Sovereign Gold Bonds as Collateral for Loans
Sovereign Gold Bonds are eligible to be used as collateral for loans from banks, financial institutions and non-banking financial companies (NBFC). The loan to value ratio will be the same as applicable to ordinary gold loans prescribed by RBI from time to time. However, granting loan against SGBs would be subject to the decision.
Tax Implication on SGBs
The interest on Sovereign Gold Bonds is taxable as per the provision of Income Tax Act, 1961 (43 of 1961). On redemption, the capital gains tax to an individual has been exempted. The indexation benefits will be provided to long term capital gains arising to any person on transfer of bond.
Sovereign Gold Bond or Physical Gold Or Gold ETF- Which one should I go for?

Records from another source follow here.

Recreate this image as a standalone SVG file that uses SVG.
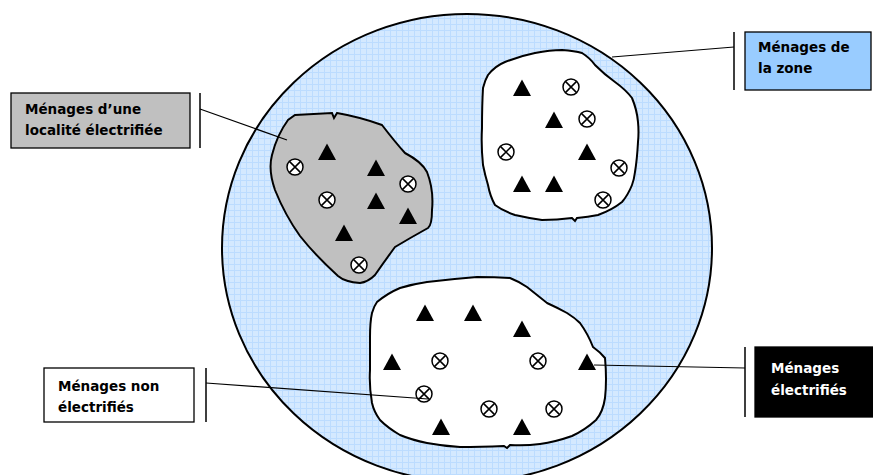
<svg xmlns="http://www.w3.org/2000/svg" width="873" height="475" viewBox="0 0 873 475">
<style>
.lbl{font-family:"DejaVu Sans","Liberation Sans",sans-serif;font-weight:bold;font-size:13.5px}
.blob{stroke:#000;stroke-width:2}
.bar{stroke:#000;stroke-width:1.5}
.lead{stroke:#000;stroke-width:1.2;fill:none}
.box{stroke:#000;stroke-width:1.3}
</style>
<defs>
<pattern id="grid" width="6" height="6" patternUnits="userSpaceOnUse">
<rect width="6" height="6" fill="#d4e9ff"/>
<path d="M0,0.5H6M0.5,0V6" stroke="#bcdcff" stroke-width="1"/>
</pattern>
<path id="tri" d="M0,-8.5L9,8L-9,8Z" fill="#000"/>
<g id="xc">
<circle r="8" fill="#fff" stroke="#000" stroke-width="1.5"/>
<path d="M-5.6,-5.6L5.6,5.6M5.6,-5.6L-5.6,5.6" stroke="#000" stroke-width="1.5"/>
</g>
</defs>
<rect width="873" height="475" fill="#fff"/>
<g id="zone">
<ellipse cx="467" cy="248" rx="245" ry="234" fill="url(#grid)" stroke="#000" stroke-width="2"/>
</g>
<g id="localite">
<path class="blob" fill="#c0c0c0" d="M295,115 L332,113 L334,118 L337,113 Q360,117 382,125 Q395,142 405,153 Q422,162 427,172 Q434,190 432,210 Q432,225 428,228 Q410,238 395,247 Q384,262 375,275 Q368,282 360,283 Q345,282 338,276 Q315,255 300,236 Q285,215 275,190 Q268,170 272,155 Q277,135 288,120 Z"/>
<use href="#tri" x="327" y="152"/><use href="#tri" x="376" y="168"/><use href="#tri" x="376" y="201"/><use href="#tri" x="408" y="216"/><use href="#tri" x="344" y="233"/>
<use href="#xc" x="295" y="167"/><use href="#xc" x="327" y="200"/><use href="#xc" x="408" y="184"/><use href="#xc" x="359" y="265"/>
</g>
<g id="groupe-haut">
<path class="blob" fill="#fff" d="M488,75 Q495,66 505,62 Q520,56 535,53 Q550,50 562,50 Q575,51 582,53 Q590,58 595,65 Q605,75 615,82 Q626,90 632,98 Q637,110 638,122 Q639,132 638,142 Q637,160 635,172 Q634,180 632,185 Q628,195 622,202 Q612,210 598,215 Q588,217 577,218 L575,221 L572,218 Q557,220 542,220 Q528,218 515,215 Q503,211 495,205 Q490,196 488,185 Q485,175 483,165 Q481,146 482,128 Q482,105 483,88 Q485,80 488,75 Z"/>
<use href="#tri" x="522" y="88"/><use href="#tri" x="554" y="120"/><use href="#tri" x="587" y="152"/><use href="#tri" x="522" y="184"/><use href="#tri" x="554" y="184"/>
<use href="#xc" x="571" y="87"/><use href="#xc" x="587" y="119"/><use href="#xc" x="506" y="152"/><use href="#xc" x="619" y="168"/><use href="#xc" x="603" y="200"/>
</g>
<g id="groupe-bas">
<path class="blob" fill="#fff" d="M377,302 Q388,293 400,288 Q413,284 427,282 Q452,279 477,277 Q495,277 510,278 Q520,282 527,287 Q537,295 547,303 Q558,308 567,313 Q575,318 580,323 Q588,334 593,347 Q600,352 605,358 Q607,380 605,398 Q603,412 596,420 Q585,430 572,436 Q555,442 540,444 Q525,446 510,445 L507,448 L504,446 Q480,447 460,447 Q443,446 427,443 Q412,440 400,435 Q388,428 380,420 Q374,412 372,403 Q369,386 370,370 Q370,352 370,337 Q370,322 372,313 Q374,306 377,302 Z"/>
<use href="#tri" x="425" y="313"/><use href="#tri" x="473" y="313"/><use href="#tri" x="522" y="329"/><use href="#tri" x="392" y="362"/><use href="#tri" x="587" y="362"/><use href="#tri" x="441" y="427"/><use href="#tri" x="522" y="427"/>
<use href="#xc" x="440" y="361"/><use href="#xc" x="538" y="361"/><use href="#xc" x="424" y="394"/><use href="#xc" x="489" y="409"/><use href="#xc" x="554" y="409"/>
</g>
<g id="connecteurs">
<path class="lead" d="M200,109 L287,140"/>
<path class="lead" d="M734,47 L612,57"/>
<path class="lead" d="M206,383 L428,399"/>
<path class="lead" d="M745,368 L594,365"/>
<path class="bar" d="M200,93V148M734,32V90M206,368V422M745,347V417"/>
</g>
<g id="label-localite">
<rect class="box" x="11" y="93" width="179" height="55" fill="#c0c0c0"/>
<text class="lbl" x="25" y="114">Ménages d’une</text>
<text class="lbl" x="25" y="135">localité électrifiée</text>
</g>
<g id="label-zone">
<rect class="box" x="745" y="32" width="126" height="58" fill="#99ccff"/>
<text class="lbl" x="758" y="52">Ménages de</text>
<text class="lbl" x="758" y="73">la zone</text>
</g>
<g id="label-non">
<rect class="box" x="44" y="368" width="150" height="54" fill="#fff"/>
<text class="lbl" x="58" y="391">Ménages non</text>
<text class="lbl" x="58" y="412">électrifiés</text>
</g>
<g id="label-elec">
<rect class="box" x="755" y="347" width="118" height="70" fill="#000"/>
<text class="lbl" x="771" y="373" fill="#fff">Ménages</text>
<text class="lbl" x="771" y="395" fill="#fff">électrifiés</text>
</g>
</svg>
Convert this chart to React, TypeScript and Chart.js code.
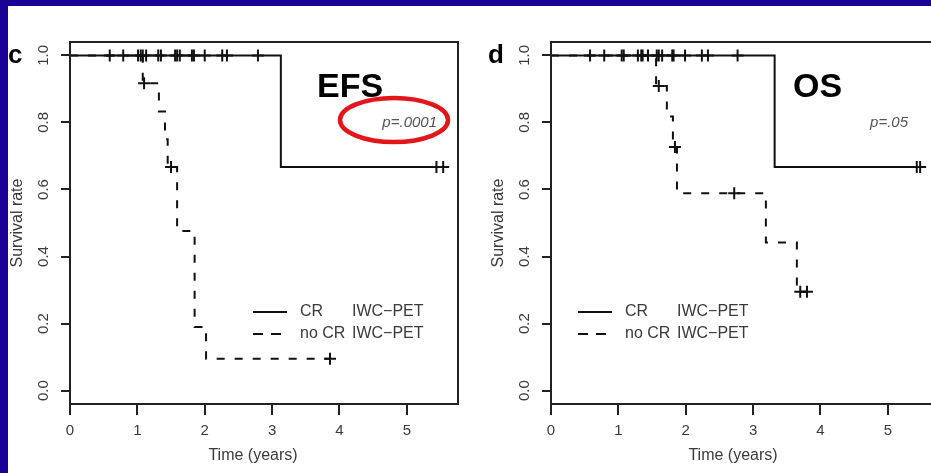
import React, { useEffect, useRef } from 'react';
import { Chart, registerables } from 'chart.js';

Chart.register(...registerables);

const FONT = '"Liberation Sans", Arial, Helvetica, sans-serif';
Chart.defaults.font.family = FONT;

// ---- shared axes ----
const xTicks = [0, 1, 2, 3, 4, 5];
const yTicks = [0, 0.2, 0.4, 0.6, 0.8, 1.0];
const yTickLabels = ['0.0', '0.2', '0.4', '0.6', '0.8', '1.0'];
const legendLabels = ['CR', 'no CR'];
const legendSuffix = 'IWC\u2212PET';

// ---- panel c : EFS ----
const efsCrTimes = [0, 3.13, 5.56];
const efsCrSurv = [1, 0.667, 0.667];
const efsCrCensorTimes = [0.59, 0.79, 1.01, 1.05, 1.08, 1.13, 1.31, 1.35, 1.56, 1.59, 1.63, 1.81, 1.84, 2.0, 2.26, 2.33, 2.79, 5.44, 5.54];
const efsCrCensorSurv = [1, 1, 1, 1, 1, 1, 1, 1, 1, 1, 1, 1, 1, 1, 1, 1, 1, 0.667, 0.667];
const efsNoCrTimes = [0, 1.08, 1.32, 1.41, 1.45, 1.59, 1.85, 2.02, 3.86];
const efsNoCrSurv = [1, 0.917, 0.833, 0.75, 0.667, 0.476, 0.19, 0.095, 0.095];
const efsNoCrCensorTimes = [1.1, 1.5, 3.86];
const efsNoCrCensorSurv = [0.917, 0.667, 0.095];

// ---- panel d : OS ----
const osCrTimes = [0, 3.32, 5.48];
const osCrSurv = [1, 0.667, 0.667];
const osCrCensorTimes = [0.58, 0.79, 1.05, 1.08, 1.29, 1.34, 1.36, 1.44, 1.57, 1.6, 1.65, 1.8, 1.82, 1.99, 2.24, 2.33, 2.77, 5.43, 5.48];
const osCrCensorSurv = [1, 1, 1, 1, 1, 1, 1, 1, 1, 1, 1, 1, 1, 1, 1, 1, 1, 0.667, 0.667];
const osNoCrTimes = [0, 1.56, 1.72, 1.81, 1.87, 3.19, 3.65, 3.8];
const osNoCrSurv = [1, 0.909, 0.818, 0.727, 0.589, 0.442, 0.295, 0.295];
const osNoCrCensorTimes = [1.6, 1.84, 2.72, 3.7, 3.8];
const osNoCrCensorSurv = [0.909, 0.727, 0.589, 0.295, 0.295];

const pts = (xs: number[], ys: number[]) => xs.map((x, i) => ({ x, y: ys[i] }));

type PanelCfg = {
  left: number; top: number; w: number; h: number;
  yAxisW: number; padRight: number;
  letter: string; letterDx: number;
  title: string; titleDx: number;
  pText: string; pDx: number;
  ellipse: boolean;
  legendDx: number;
  xTitleDx: number;
  series: { cr: any[]; crC: any[]; no: any[]; noC: any[] };
};

const panels: PanelCfg[] = [
  {
    left: 8, top: 6, w: 462, h: 467, yAxisW: 62, padRight: 12,
    letter: 'c', letterDx: -62, title: 'EFS', titleDx: 247, pText: 'p=.0001', pDx: 367,
    ellipse: true, legendDx: 183, xTitleDx: 183,
    series: {
      cr: pts(efsCrTimes, efsCrSurv), crC: pts(efsCrCensorTimes, efsCrCensorSurv),
      no: pts(efsNoCrTimes, efsNoCrSurv), noC: pts(efsNoCrCensorTimes, efsNoCrCensorSurv),
    },
  },
  {
    left: 470, top: 6, w: 490, h: 467, yAxisW: 81, padRight: 21,
    letter: 'd', letterDx: -63, title: 'OS', titleDx: 242, pText: 'p=.05', pDx: 357,
    ellipse: false, legendDx: 27, xTitleDx: 182,
    series: {
      cr: pts(osCrTimes, osCrSurv), crC: pts(osCrCensorTimes, osCrCensorSurv),
      no: pts(osNoCrTimes, osNoCrSurv), noC: pts(osNoCrCensorTimes, osNoCrCensorSurv),
    },
  },
];

function Panel({ cfg }: { cfg: PanelCfg }) {
  const ref = useRef<HTMLCanvasElement>(null);
  useEffect(() => {
    const deco = {
      id: 'deco',
      afterDraw(chart: any) {
        const { ctx, chartArea: ca, scales } = chart;
        const L = ca.left, T = ca.top, B = ca.bottom;
        ctx.save();
        // box
        ctx.strokeStyle = '#222';
        ctx.lineWidth = 2;
        ctx.setLineDash([]);
        ctx.strokeRect(ca.left, ca.top, ca.right - ca.left, ca.bottom - ca.top);
        // y tick labels (rotated)
        ctx.fillStyle = '#3a3a3a';
        ctx.font = `15px ${FONT}`;
        ctx.textAlign = 'center';
        ctx.textBaseline = 'middle';
        yTicks.forEach((v, i) => {
          const y = scales.y.getPixelForValue(v);
          ctx.save();
          ctx.translate(L - 26, y);
          ctx.rotate(-Math.PI / 2);
          ctx.fillText(yTickLabels[i], 0, 0);
          ctx.restore();
        });
        // y title
        ctx.font = `16px ${FONT}`;
        ctx.save();
        ctx.translate(L - 52, (T + B) / 2);
        ctx.rotate(-Math.PI / 2);
        ctx.fillText('Survival rate', 0, 0);
        ctx.restore();
        // x title
        ctx.fillText('Time (years)', L + cfg.xTitleDx, B + 52);
        // panel letter
        ctx.fillStyle = '#000';
        ctx.textAlign = 'left';
        ctx.textBaseline = 'alphabetic';
        ctx.font = `bold 26px ${FONT}`;
        ctx.fillText(cfg.letter, L + cfg.letterDx, T + 21);
        // title
        ctx.font = `bold 34px ${FONT}`;
        ctx.fillText(cfg.title, L + cfg.titleDx, T + 55);
        // p value
        ctx.fillStyle = '#555';
        ctx.font = `italic 15px ${FONT}`;
        ctx.textAlign = 'right';
        ctx.fillText(cfg.pText, L + cfg.pDx, T + 85);
        if (cfg.ellipse) {
          ctx.strokeStyle = '#e3161c';
          ctx.lineWidth = 4.5;
          ctx.beginPath();
          ctx.ellipse(L + 324, T + 78, 54, 22, 0, 0, Math.PI * 2);
          ctx.stroke();
        }
        // legend
        const lx = L + cfg.legendDx;
        const rows = [T + 270, T + 292];
        ctx.strokeStyle = '#111';
        ctx.lineWidth = 2;
        ctx.fillStyle = '#3a3a3a';
        ctx.font = `16px ${FONT}`;
        ctx.textAlign = 'left';
        ctx.textBaseline = 'middle';
        rows.forEach((ry, i) => {
          ctx.setLineDash(i === 0 ? [] : [10, 8]);
          ctx.beginPath();
          ctx.moveTo(lx, ry);
          ctx.lineTo(lx + 34, ry);
          ctx.stroke();
          ctx.fillText(legendLabels[i], lx + 47, ry);
          ctx.fillText(legendSuffix, lx + 99, ry);
        });
        ctx.restore();
      },
    };

    const lineDs = (data: any[], dash: number[]) => ({
      data, showLine: true, stepped: 'before', borderColor: '#111', borderWidth: 2,
      borderDash: dash, pointRadius: 0, pointHoverRadius: 0, fill: false, borderCapStyle: 'butt',
    });
    const censorDs = (data: any[]) => ({
      data, showLine: false, pointStyle: 'cross', pointRadius: 6, pointHoverRadius: 6,
      pointBorderWidth: 2, pointBorderColor: '#111', pointBackgroundColor: '#111', borderColor: '#111',
    });

    const chart = new Chart(ref.current as HTMLCanvasElement, {
      type: 'scatter',
      data: {
        datasets: [
          lineDs(cfg.series.cr, []),
          lineDs(cfg.series.no, [8, 10]),
          censorDs(cfg.series.crC),
          censorDs(cfg.series.noC),
        ] as any,
      },
      options: {
        animation: false,
        responsive: false,
        events: [],
        layout: { padding: { top: 36, right: cfg.padRight, left: 0, bottom: 0 } },
        plugins: { legend: { display: false }, tooltip: { enabled: false } },
        scales: {
          x: {
            type: 'linear', min: 0, max: 5.76,
            afterBuildTicks: (s: any) => { s.ticks = xTicks.map((v) => ({ value: v })); },
            afterFit: (s: any) => { s.height = 69; },
            border: { display: false },
            grid: { drawOnChartArea: false, drawTicks: true, tickLength: 11, lineWidth: 2, color: '#222' },
            ticks: { color: '#3a3a3a', font: { size: 15, family: FONT }, padding: 7, maxRotation: 0, autoSkip: false, callback: (v: any) => String(v) },
          },
          y: {
            type: 'linear', min: -0.04, max: 1.04,
            afterBuildTicks: (s: any) => { s.ticks = yTicks.map((v) => ({ value: v })); },
            afterFit: (s: any) => { s.width = cfg.yAxisW; },
            border: { display: false },
            grid: { drawOnChartArea: false, drawTicks: true, tickLength: 9, lineWidth: 2, color: '#222' },
            ticks: { display: false },
          },
        },
      } as any,
      plugins: [deco],
    });
    return () => chart.destroy();
  }, []);
  return (
    <canvas
      ref={ref}
      width={cfg.w}
      height={cfg.h}
      style={{ position: 'absolute', left: cfg.left, top: cfg.top, width: cfg.w, height: cfg.h }}
    />
  );
}

export default function App() {
  return (
    <div style={{ position: 'fixed', left: 0, top: 0, width: 931, height: 473, background: '#1b0095', overflow: 'hidden' }}>
      <div style={{ position: 'absolute', left: 8, top: 6, right: 0, bottom: 0, background: '#ffffff' }} />
      {panels.map((p, i) => (
        <Panel key={i} cfg={p} />
      ))}
    </div>
  );
}
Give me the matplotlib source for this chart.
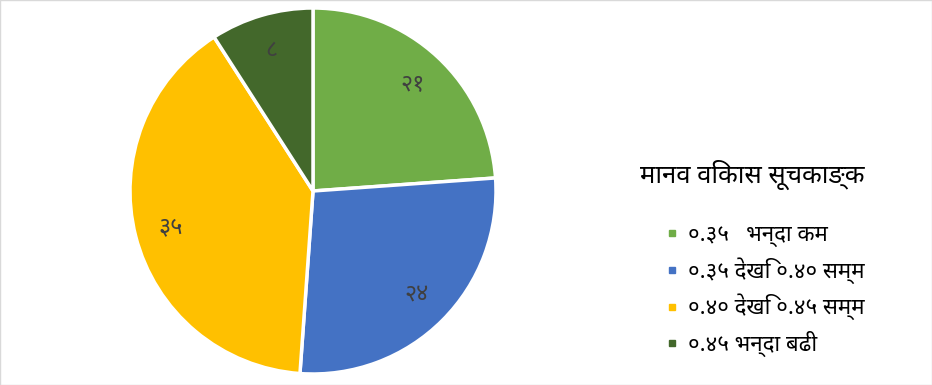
import matplotlib
matplotlib.use("Agg")
import matplotlib.pyplot as plt
from matplotlib import font_manager as fm
from matplotlib.lines import Line2D

# ---- data ----
categories = ["०.३५   भन्दा कम", "०.३५ देखि ०.४० सम्म", "०.४० देखि ०.४५ सम्म", "०.४५ भन्दा बढी"]
values = [21, 24, 35, 8]
value_labels = ["२१", "२४", "३५", "८"]
legend_title = "मानव विकास सूचकाङ्क"
colors = ["#70AD47", "#4472C4", "#FFC000", "#43682B"]

available = set(e.name for e in fm.fontManager.ttflist)
deva = [f for f in ["Noto Sans Devanagari", "Noto Sans Devanagari UI", "Hind", "Mukta", "Kalam"] if f in available]
families = deva[:1] + ["DejaVu Sans"]
plt.rcParams['font.family'] = families

W, H = 932, 385
fig = plt.figure(figsize=(W / 100, H / 100), dpi=100)
cx, cy, R = 313, 191, 183
ax = fig.add_axes([(cx - R) / W, (H - cy - R) / H, 2 * R / W, 2 * R / H])

wedges, texts = ax.pie(values, colors=colors, startangle=90, counterclock=False,
                       labels=value_labels, labeldistance=0.8,
                       wedgeprops=dict(edgecolor="white", linewidth=2.5),
                       textprops=dict(color="#404040", fontsize=17))
for t in texts:
    t.set_horizontalalignment("center")
    t.set_verticalalignment("center")
ax.set_xlim(-1, 1)
ax.set_ylim(-1, 1)
ax.set_aspect("equal")

fig.text(640 / W, 1 - 175 / H, legend_title, fontsize=18.5, color="#000000",
         ha="left", va="center")

handles = [Line2D([], [], linestyle="none", marker="s", markersize=5,
                  markerfacecolor=c, markeredgecolor=c) for c in colors]
leg = fig.legend(handles, categories, loc="upper left",
                 bbox_to_anchor=(658 / W, 1 - 216 / H), frameon=False,
                 fontsize=16, handlelength=0.5, handletextpad=0.45,
                 labelspacing=0.45, borderaxespad=0)
for t in leg.get_texts():
    t.set_color("#000000")

fig.patches.append(plt.Rectangle((0, 0), 1, 1, transform=fig.transFigure,
                                 fill=False, edgecolor="#D9D9D9", linewidth=1))
fig.savefig("out.png", dpi=100)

Here is the comparison through which potential investor can decide:
Particulars | Sovereign Gold Bonds | Physical Gold | Gold ETF |
Returns | More than actual return on physical gold | Lower than actual return on gold | Lower than actual return on gold |
Sovereign Guarantee | Yes | NA | No |
Interest on the Investment | Yes | No | No as no dividend option is provided on Gold ETF |
Annual fund management fees | No | No | Yes |
Exit/ redemption option | Only from 5th year | Any time exit | Any time exit |
Tradability | Tradable on exchange, redemption from 5th year onwards | Conditional | Tradable on exchange |
Liquidity | Limited | Highly liquid | Highly liquid |
Storage charges | No | Yes | No |
Quality check required | No | Yes | No |
Collateral against loan | Yes | Yes | No |
Purity of gold | High as it is in electronic/paper form | Purity of gold always remains a question | High as it is in electronic form |
FAQs
Q1. Who are the authorised agencies selling Sovereign Gold bond schemes?
Sovereign Gold Bonds are sold through Nationalised Banks, Scheduled Private banks, Scheduled Foreign Banks, designated Post Offices and Stock Holding Corporation of India Ltd. and the authorised stock exchanges either directly or through their agents.
Q2. How can I contact the RBI if I have any query regarding sovereign gold bond?
Investors can mail their queries to them at sbg@rbi.org.in
Q3. Are there any risks in investing in these bonds?
There is a risk of capital loss if the market price of gold declines. Even in this scenario, the investor doesn’t lose in terms of the units of gold which he has paid for.
Q4. What happens in case of death of the investor?
In such a scenario, the listed nominee/nominees may approach the respective receiving office with their claim and as per the criteria laid down in Government Securities Act, 2006, s/he will get the claim amount.
Q5. Can I transfer the bonds?
The Sovereign Gold bond can be gifted/transferable to anybody who fulfills the eligibility criteria before maturity.
Q6. How is the rate of bonds decided?
The rate of the bond will be set in Indian Rupees on the basis of the simple average of closing price of gold (999 pure) published by the India Bullion and Jewellers Association Limited for the last 3 working days of the week preceding the subscription period.
2 Comments
as it is mentioned in the article, on redemption you would receive cash equivalent to market price of the gold saved during redemption
Respected Sir/MAdam
I want to purchase some gold for my daughter. As i saw your policy of gold bond, now I think it is more safer than physical god. Will I get back physical gold on her marriage {after 12 years}. Assme I sold 200 gm gold bond. On her marriage what quantity of gold I get back? exact 200 gm on behalf of bonds?